▶ [Set exercise] Reproduce the records below exactly, leaving out any pictures.

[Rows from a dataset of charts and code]
◇ ◇ ◇ ◇ ◇

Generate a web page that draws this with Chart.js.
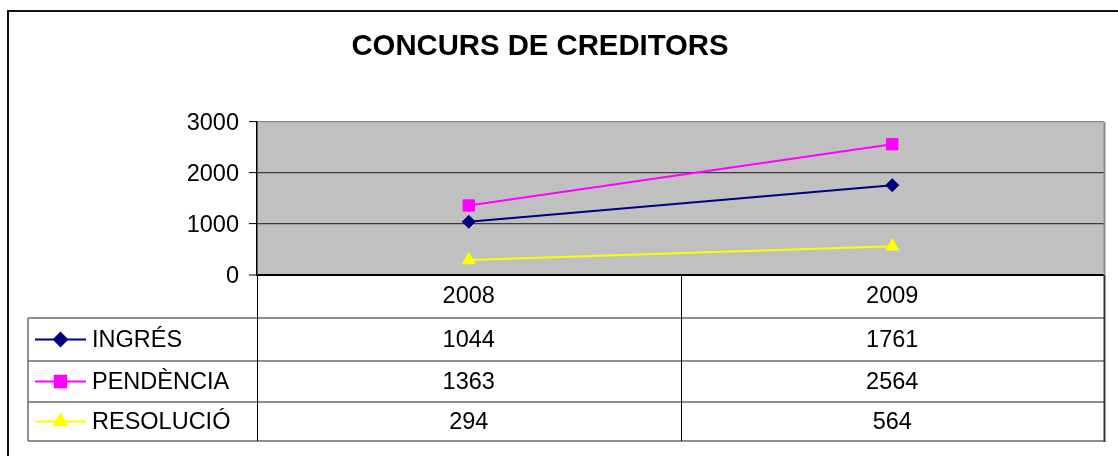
<!DOCTYPE html>
<html><head><meta charset="utf-8">
<script src="https://cdn.jsdelivr.net/npm/chart.js@4/dist/chart.umd.min.js"></script>
<style>html,body{margin:0;padding:0;background:#fff;overflow:hidden;} canvas{display:block;}</style>
</head><body>
<canvas id="c" width="1118" height="456"></canvas>
<script>
const TITLE = 'CONCURS DE CREDITORS';
const categories = ['2008', '2009'];
const seriesNames = ['INGRÉS', 'PENDÈNCIA', 'RESOLUCIÓ'];
const ingres = [1044, 1761];
const pendencia = [1363, 2564];
const resolucio = [294, 564];
const yMin = 0, yMax = 3000, yStep = 1000;

const FONT = '"Liberation Sans", Arial, sans-serif';
const seriesColors = ['#000080', '#FF00FF', '#FFFF00'];
const seriesStyles = ['rectRot', 'rect', 'triangle'];
const seriesRadius = [6.5, 8, 7.5];
const seriesValues = [ingres, pendencia, resolucio];

// table row boundaries relative to plot bottom (layout only)
const rowEdges = [0, 43, 86, 127, 166];
const tableLeft = 28;

const decor = {
  id: 'decor',
  beforeDraw(chart) {
    const {ctx, chartArea: a} = chart;
    ctx.save();
    ctx.fillStyle = '#fff';
    ctx.fillRect(0, 0, chart.width, chart.height);
    ctx.fillStyle = '#C0C0C0';
    ctx.fillRect(a.left, a.top, a.right - a.left, a.bottom - a.top);
    ctx.restore();
  },
  afterDraw(chart) {
    const {ctx, chartArea: a} = chart;
    const xs = chart.scales.x;
    ctx.save();
    // outer border
    ctx.strokeStyle = '#111';
    ctx.lineWidth = 2;
    ctx.strokeRect(8, 11, 1300, 800);
    // title
    ctx.fillStyle = '#000';
    ctx.font = 'bold 29.3px ' + FONT;
    ctx.textAlign = 'center';
    ctx.textBaseline = 'middle';
    ctx.fillText(TITLE, 540, 47);

    // plot right border
    ctx.strokeStyle = '#8a8a8a';
    ctx.lineWidth = 2;
    ctx.beginPath();
    ctx.moveTo(a.right + 0.5, a.top);
    ctx.lineTo(a.right + 0.5, a.bottom);
    ctx.stroke();

    const top = a.bottom;
    const y = rowEdges.map(v => top + v);
    const mid = (xs.getPixelForValue(0) + xs.getPixelForValue(1)) / 2;

    // horizontal lines
    ctx.strokeStyle = '#6a6a6a';
    ctx.lineWidth = 1.5;
    for (let i = 1; i < y.length; i++) {
      ctx.beginPath();
      ctx.moveTo(tableLeft, y[i]);
      ctx.lineTo(a.right, y[i]);
      ctx.stroke();
    }
    // left table border
    ctx.beginPath();
    ctx.moveTo(tableLeft, y[1]);
    ctx.lineTo(tableLeft, y[4]);
    ctx.stroke();
    // verticals
    ctx.strokeStyle = '#000';
    ctx.lineWidth = 1;
    [a.left - 0.5, mid].forEach(xv => {
      ctx.beginPath();
      ctx.moveTo(Math.round(xv) + 0.5, top);
      ctx.lineTo(Math.round(xv) + 0.5, y[4]);
      ctx.stroke();
    });
    ctx.strokeStyle = '#333';
    ctx.lineWidth = 2;
    ctx.beginPath();
    ctx.moveTo(a.right + 0.5, top);
    ctx.lineTo(a.right + 0.5, y[4] + 1);
    ctx.stroke();

    // text
    ctx.fillStyle = '#000';
    ctx.font = '23.5px ' + FONT;
    ctx.textBaseline = 'middle';
    ctx.textAlign = 'center';
    categories.forEach((c, i) => {
      ctx.fillText(c, xs.getPixelForValue(i), (y[0] + y[1]) / 2);
    });
    seriesNames.forEach((name, r) => {
      const cy = (y[r + 1] + y[r + 2]) / 2;
      // legend key
      ctx.strokeStyle = seriesColors[r];
      ctx.lineWidth = 2;
      ctx.beginPath();
      ctx.moveTo(35, cy);
      ctx.lineTo(86, cy);
      ctx.stroke();
      ctx.fillStyle = seriesColors[r];
      Chart.helpers.drawPoint(ctx, {pointStyle: seriesStyles[r], radius: seriesRadius[r], rotation: 0, borderWidth: 1}, 60.5, cy);
      ctx.fillStyle = '#000';
      ctx.textAlign = 'left';
      ctx.fillText(name, 92, cy + 1);
      ctx.textAlign = 'center';
      seriesValues[r].forEach((v, i) => {
        ctx.fillText(String(v), xs.getPixelForValue(i), cy + 1);
      });
    });
    ctx.restore();
  }
};

new Chart(document.getElementById('c'), {
  type: 'line',
  data: {
    labels: categories,
    datasets: seriesNames.map((n, i) => ({
      label: n,
      data: seriesValues[i],
      borderColor: seriesColors[i],
      backgroundColor: seriesColors[i],
      pointBackgroundColor: seriesColors[i],
      pointBorderColor: seriesColors[i],
      pointStyle: seriesStyles[i],
      pointRadius: seriesRadius[i],
      pointBorderWidth: 1,
      borderWidth: 2,
      tension: 0,
      fill: false
    }))
  },
  options: {
    responsive: false,
    animation: false,
    devicePixelRatio: 1,
    layout: {padding: {top: 122, left: 0, right: 14, bottom: 181}},
    plugins: {legend: {display: false}, title: {display: false}, tooltip: {enabled: false}},
    scales: {
      x: {type: 'category', offset: true, display: false},
      y: {
        min: yMin, max: yMax,
        afterFit(s) { s.width = 257; },
        ticks: {stepSize: yStep, padding: 10, labelOffset: 2, color: '#000', font: {family: FONT, size: 23.5},
                callback: v => String(v)},
        grid: {
          color: c => c.tick.value === 0 ? '#000' : (c.tick.value === yMax ? '#8a8a8a' : '#3c3c3c'),
          lineWidth: c => c.tick.value === 0 ? 2 : 1.2,
          tickLength: 8, tickColor: '#000', tickWidth: 1
        },
        border: {color: '#000', width: 1.5}
      }
    }
  },
  plugins: [decor]
});
</script>
</body></html>
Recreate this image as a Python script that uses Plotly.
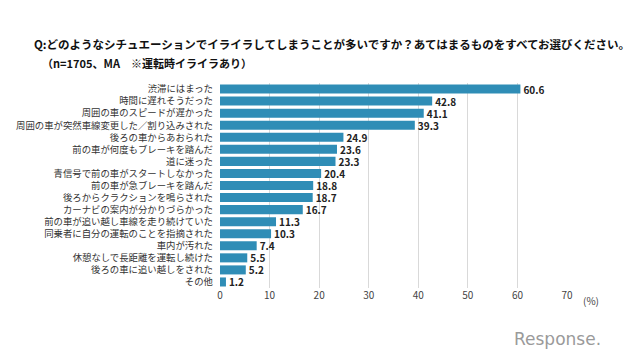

◇ ◇ ◇ ◇ ◇

▶ [Solution to the exercise]
Generate a web page that draws this with Chart.js.
<!DOCTYPE html>
<html><head><meta charset="utf-8">
<script src="https://cdn.jsdelivr.net/npm/chart.js@4/dist/chart.umd.min.js"></script>
<style>html,body{margin:0;padding:0;background:#fff;overflow:hidden;} canvas{display:block;}</style>
</head><body>
<canvas id="c" width="1118" height="456"></canvas>
<script>
const TITLE = 'CONCURS DE CREDITORS';
const categories = ['2008', '2009'];
const seriesNames = ['INGRÉS', 'PENDÈNCIA', 'RESOLUCIÓ'];
const ingres = [1044, 1761];
const pendencia = [1363, 2564];
const resolucio = [294, 564];
const yMin = 0, yMax = 3000, yStep = 1000;

const FONT = '"Liberation Sans", Arial, sans-serif';
const seriesColors = ['#000080', '#FF00FF', '#FFFF00'];
const seriesStyles = ['rectRot', 'rect', 'triangle'];
const seriesRadius = [6.5, 8, 7.5];
const seriesValues = [ingres, pendencia, resolucio];

// table row boundaries relative to plot bottom (layout only)
const rowEdges = [0, 43, 86, 127, 166];
const tableLeft = 28;

const decor = {
  id: 'decor',
  beforeDraw(chart) {
    const {ctx, chartArea: a} = chart;
    ctx.save();
    ctx.fillStyle = '#fff';
    ctx.fillRect(0, 0, chart.width, chart.height);
    ctx.fillStyle = '#C0C0C0';
    ctx.fillRect(a.left, a.top, a.right - a.left, a.bottom - a.top);
    ctx.restore();
  },
  afterDraw(chart) {
    const {ctx, chartArea: a} = chart;
    const xs = chart.scales.x;
    ctx.save();
    // outer border
    ctx.strokeStyle = '#111';
    ctx.lineWidth = 2;
    ctx.strokeRect(8, 11, 1300, 800);
    // title
    ctx.fillStyle = '#000';
    ctx.font = 'bold 29.3px ' + FONT;
    ctx.textAlign = 'center';
    ctx.textBaseline = 'middle';
    ctx.fillText(TITLE, 540, 47);

    // plot right border
    ctx.strokeStyle = '#8a8a8a';
    ctx.lineWidth = 2;
    ctx.beginPath();
    ctx.moveTo(a.right + 0.5, a.top);
    ctx.lineTo(a.right + 0.5, a.bottom);
    ctx.stroke();

    const top = a.bottom;
    const y = rowEdges.map(v => top + v);
    const mid = (xs.getPixelForValue(0) + xs.getPixelForValue(1)) / 2;

    // horizontal lines
    ctx.strokeStyle = '#6a6a6a';
    ctx.lineWidth = 1.5;
    for (let i = 1; i < y.length; i++) {
      ctx.beginPath();
      ctx.moveTo(tableLeft, y[i]);
      ctx.lineTo(a.right, y[i]);
      ctx.stroke();
    }
    // left table border
    ctx.beginPath();
    ctx.moveTo(tableLeft, y[1]);
    ctx.lineTo(tableLeft, y[4]);
    ctx.stroke();
    // verticals
    ctx.strokeStyle = '#000';
    ctx.lineWidth = 1;
    [a.left - 0.5, mid].forEach(xv => {
      ctx.beginPath();
      ctx.moveTo(Math.round(xv) + 0.5, top);
      ctx.lineTo(Math.round(xv) + 0.5, y[4]);
      ctx.stroke();
    });
    ctx.strokeStyle = '#333';
    ctx.lineWidth = 2;
    ctx.beginPath();
    ctx.moveTo(a.right + 0.5, top);
    ctx.lineTo(a.right + 0.5, y[4] + 1);
    ctx.stroke();

    // text
    ctx.fillStyle = '#000';
    ctx.font = '23.5px ' + FONT;
    ctx.textBaseline = 'middle';
    ctx.textAlign = 'center';
    categories.forEach((c, i) => {
      ctx.fillText(c, xs.getPixelForValue(i), (y[0] + y[1]) / 2);
    });
    seriesNames.forEach((name, r) => {
      const cy = (y[r + 1] + y[r + 2]) / 2;
      // legend key
      ctx.strokeStyle = seriesColors[r];
      ctx.lineWidth = 2;
      ctx.beginPath();
      ctx.moveTo(35, cy);
      ctx.lineTo(86, cy);
      ctx.stroke();
      ctx.fillStyle = seriesColors[r];
      Chart.helpers.drawPoint(ctx, {pointStyle: seriesStyles[r], radius: seriesRadius[r], rotation: 0, borderWidth: 1}, 60.5, cy);
      ctx.fillStyle = '#000';
      ctx.textAlign = 'left';
      ctx.fillText(name, 92, cy + 1);
      ctx.textAlign = 'center';
      seriesValues[r].forEach((v, i) => {
        ctx.fillText(String(v), xs.getPixelForValue(i), cy + 1);
      });
    });
    ctx.restore();
  }
};

new Chart(document.getElementById('c'), {
  type: 'line',
  data: {
    labels: categories,
    datasets: seriesNames.map((n, i) => ({
      label: n,
      data: seriesValues[i],
      borderColor: seriesColors[i],
      backgroundColor: seriesColors[i],
      pointBackgroundColor: seriesColors[i],
      pointBorderColor: seriesColors[i],
      pointStyle: seriesStyles[i],
      pointRadius: seriesRadius[i],
      pointBorderWidth: 1,
      borderWidth: 2,
      tension: 0,
      fill: false
    }))
  },
  options: {
    responsive: false,
    animation: false,
    devicePixelRatio: 1,
    layout: {padding: {top: 122, left: 0, right: 14, bottom: 181}},
    plugins: {legend: {display: false}, title: {display: false}, tooltip: {enabled: false}},
    scales: {
      x: {type: 'category', offset: true, display: false},
      y: {
        min: yMin, max: yMax,
        afterFit(s) { s.width = 257; },
        ticks: {stepSize: yStep, padding: 10, labelOffset: 2, color: '#000', font: {family: FONT, size: 23.5},
                callback: v => String(v)},
        grid: {
          color: c => c.tick.value === 0 ? '#000' : (c.tick.value === yMax ? '#8a8a8a' : '#3c3c3c'),
          lineWidth: c => c.tick.value === 0 ? 2 : 1.2,
          tickLength: 8, tickColor: '#000', tickWidth: 1
        },
        border: {color: '#000', width: 1.5}
      }
    }
  },
  plugins: [decor]
});
</script>
</body></html>
Recreate this image as a Python script that uses Plotly.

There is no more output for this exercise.